Re: Bytevectors instead of strings in SRFI 170
Lassi Kortela 03 Aug 2020 21:32 UTC
>> Would using strings assume that the underlying character encoding of
>> the OS is UTF-8? Can we assume this in 2020? Or do we have to convert
>> from whatever local encoding to Unicode?
>>
>> Strings instead of bytevectors make some sense because the basic
>> R7RS-small procedures dealing with file names all take (Unicode)
>> strings as arguments.
I meant bytevectors as another alternative in addition to strings in
SRFI 170. Strings would be the ordinary and preferred thing to use for
most purposes, but bytevectors could be used where strings cannot
represent everything you need. This is what the Python 3 "os" library
offers.
> In both cases, it's possible to create pathnames that cannot be
> interpreted as a sequence of Unicode characters.

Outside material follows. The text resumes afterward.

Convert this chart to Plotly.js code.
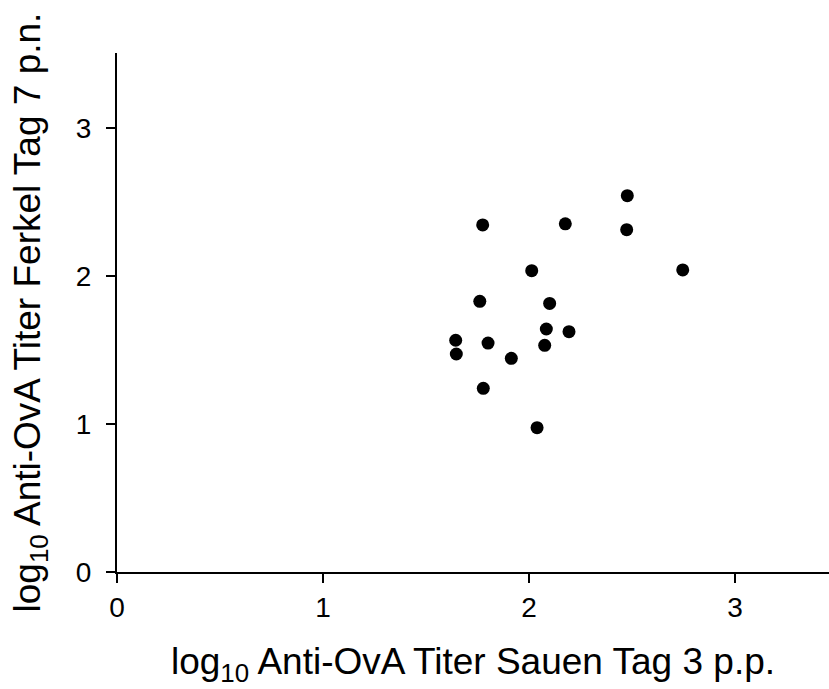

This also means that
> Lassi's pre-SRFI must have some way of telling the caller whether names
> are 8-bit or 16-bit.
It could return u16vectors on Windows, but u16vectors can also be
represented as bytevectors, which is good for uniformity across
platforms. In order to translate either kind of vector into a string,
you need to specify an encoding anyway. Every programming language has
ready APIs to turn bytevectors into strings (using UTF-16LE or UCS-2 for
example) but not necessarily u16vectors. Bytevectors also have the
advantage over u16vectors that they are standard since R6RS.